Düsseldorf. . Die Gewerkschaft der Polizei warnt vor Blindflug im Straßenverkehr: Viele Verkehrsteilnehmer schreiben am Steuer Mails oder lesen Nachrichten.

Die 24-jährige Fahrerin übersieht auf der A 3 ein Stauende, prallt ohne zu bremsen unter einen stehenden Sattelzug. Neben der Toten liegt ein Mobiltelefon mit einer halb fertigen SMS im Display. Ein 27-jähriger Fußgänger stirbt unter einer Straßenbahn. Er hat die Warnsignale des Fahrers nicht gehört. Die Ohrstöpsel seines MP3-Players haben das verhindert. Ein Reisebus-Tourist läuft während der „Pinkelpause“ telefonierend auf die Autobahn. Er hat keine Chance.

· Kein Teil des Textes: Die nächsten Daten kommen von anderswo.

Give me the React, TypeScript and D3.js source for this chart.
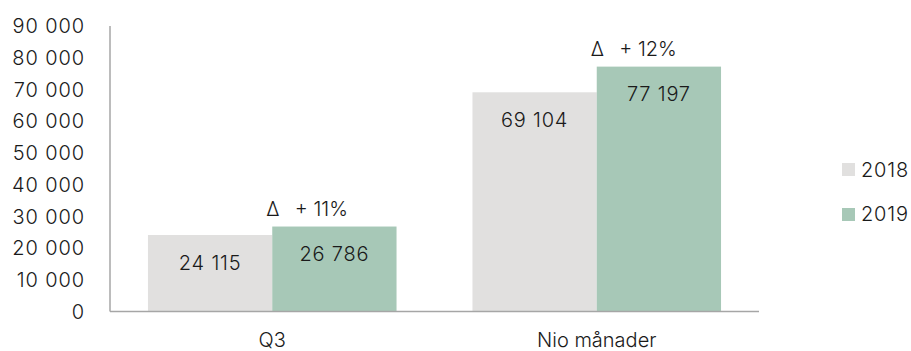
import React from "react";
import * as d3 from "d3";

const categories = ["Q3", "Nio månader"];
const seriesNames = ["2018", "2019"];
const values2018 = [24115, 69104];
const values2019 = [26786, 77197];
const deltaLabels = ["+ 11%", "+ 12%"];
const yTicks = [0, 10000, 20000, 30000, 40000, 50000, 60000, 70000, 80000, 90000];
const colors = ["#e1e0df", "#a7c8b7"];

const W = 911;
const H = 351;
const FONT = "Inter, 'Noto Sans', sans-serif";

const locale = d3.formatLocale({ decimal: ",", thousands: " ", grouping: [3], currency: ["", ""] });
const fmt = locale.format(",d");

export default function App() {
  const left = 110, right = 759, top = 26, bottom = 311.5;
  const y = d3.scaleLinear().domain([0, 90000]).range([bottom, top]);
  const x0 = d3.scaleBand<string>().domain(categories).range([left, right]).paddingInner(0.234).paddingOuter(0.117);
  const x1 = d3.scaleBand<string>().domain(seriesNames).range([0, x0.bandwidth()]);
  const seriesValues = [values2018, values2019];
  const txt = { fontSize: 20, fill: "#1a1a1a", fontWeight: 300 } as const;

  return (
    <div style={{ position: "absolute", left: 0, top: 0 }}>
      <svg width={W} height={H} style={{ display: "block", fontFamily: FONT }}>
        <rect width={W} height={H} fill="#ffffff" />
        {yTicks.map((t) => (
          <text key={t} x={85} y={y(t) + 7.2} textAnchor="end" letterSpacing={0.9} {...txt}>
            {fmt(t)}
          </text>
        ))}
        {categories.map((c, ci) =>
          seriesNames.map((s, si) => {
            const v = seriesValues[si][ci];
            const bx = (x0(c) as number) + (x1(s) as number);
            return (
              <g key={c + s}>
                <rect x={bx} y={y(v)} width={x1.bandwidth()} height={bottom - y(v)} fill={colors[si]} />
                <text x={bx + x1.bandwidth() / 2} y={y(v) + 34.5} textAnchor="middle" letterSpacing={0.8} {...txt}>
                  {fmt(v)}
                </text>
              </g>
            );
          })
        )}
        {categories.map((c, ci) => {
          const bx = (x0(c) as number) + (x1("2019") as number);
          const by = y(values2019[ci]) - 11;
          return (
            <text key={"d" + c} x={bx - 6} y={by} {...txt}>
              <tspan>Δ</tspan>
              <tspan dx={16}>{deltaLabels[ci]}</tspan>
            </text>
          );
        })}
        <line x1={left} x2={left} y1={top} y2={bottom} stroke="#a6a6a6" strokeWidth={1.5} />
        <line x1={left} x2={right} y1={bottom} y2={bottom} stroke="#a6a6a6" strokeWidth={1.5} />
        {categories.map((c) => (
          <text key={"c" + c} x={(x0(c) as number) + x0.bandwidth() / 2} y={347} textAnchor="middle" {...txt}>
            {c}
          </text>
        ))}
        {seriesNames.map((s, si) => (
          <g key={"l" + s}>
            <rect x={842} y={163 + si * 45} width={13} height={13} fill={colors[si]} />
            <text x={861} y={177 + si * 44} letterSpacing={0.8} {...txt}>
              {s}
            </text>
          </g>
        ))}
      </svg>
    </div>
  );
}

Drei tödliche Verkehrsunfälle in NRW aus den vergangenen Jahren. Drei Vorgänge, bei denen Unfallfahnder der Polizei die Arbeit schnell erledigt haben. Aber da sind Dutzende andere Crashs der Kategorie „Ungeklärte Ursache“. Ihre Zahl steigt – 2014 in Köln um 1000 auf 9000.

Polizisten: Ablenkung im Straßenverkehr nimmt zu

Experten haben am Mittwoch auf ei­nem Verkehrssicherheitskongress der Gewerkschaft der Polizei (GdP) in Düsseldorf ihre Sicht klar gemacht: dass Handy-Telefonate und Internetkommunikation am Steuer bei solchen Unfällen wohl eine viel größere Rolle spielen. „Die alltägliche Erfahrung der Kollegen auf der Straße ist, dass die Ablenkung im Straßenverkehr zunimmt“, sagt der Landesvize der GdP, Michael Mertens. Er fürchtet: Wenn die „Apple Watch“ auf den Markt kommt, die Uhr, die ins Internet leitet, wird es schlimmer.

Zwar gibt es keine konkreten Zahlen über den tatsächlichen Missbrauch von Kommunikationsgeräten während der Fahrt. Jacquelin Lacroix vom Deutschen Verkehrssicherheitsrat zitiert aber europäische Vergleiche, wonach fast 20 Prozent der Deutschen zugeben, „immer", „oft“ oder zumindest „manchmal“ am Steuer zu telefonieren. Schweden, Italiener und Österreicher räumen dies häufiger ein. Sind sie nur ehrlicher? Die Bundesanstalt für Straßenwesen (BaSt) ist gerade dabei, dies näher zu untersuchen.

Ein Blick aufs Handy bei Tempo 130 bedeutet 72 Meter Blindflug

Klar ist: Telefonieren, simsen und mailen am Steuer sind gefährlich. Michael Mertens: „Wer bei Tempo 50 zwei Sekunden den Blick von der Fahrbahn abwendet, legt knapp 30 Meter im Blindflug zurück. Bei Tempo 130 sind es schon 72 Meter.“ Was ist zu tun?

Auch interessant

Die GdP fordert, das Straßenverkehrsrecht zu ändern. Erstens, weil „das bestehende Handyverbot am Steuer durch technische Entwicklungen überholt ist“. Siehe die Apple-Uhr. Zweitens: Weil die Polizei derzeit nur auf wackliger Rechtsgrundlage Mobiltelefone nach Unfällen sicherstellen kann, um einen Missbrauch nachzuweisen. Ernst Klein, Chef der Kölner Verkehrspolizei, berichtet von ei­ner Abmachung mit der örtlichen Staatsanwaltschaft. Die Kölner Ordnungshüter dürfen beim Verdacht auf eine Straftat das Unfall-Handy kassieren. Auslesen geht erst, wenn der Staatsanwalt zustimmt. In zwölf Fällen haben sie 2014 beschlagnahmt. Schnell gestanden die meisten Besitzer: Ja. Wir haben es beim Unfall genutzt.

Die Überlegungen der Verkehrspolizisten gehen weiter. Bei neuen Lkw ist es Vorschrift, dass sie mit Notbrems- und Spurhaltesystemen ausgestattet werden. Warum sollte das nicht auch für Pkw gelten? Und der Verkehrsgerichtstag denkt daran, es Fahrern durch Funktionsunterdrückungen unmöglich zu machen, die Geräte zu nutzen.

Das würde die junge Frau aus Chorweiler nicht lebendig machen, die in der Weihnachtsnacht nach einem Streit mit ihrem Freund auf der Straße telefonierte. Sie übersah das Auto auf der Fahrbahn. Es konnte nicht mehr bremsen.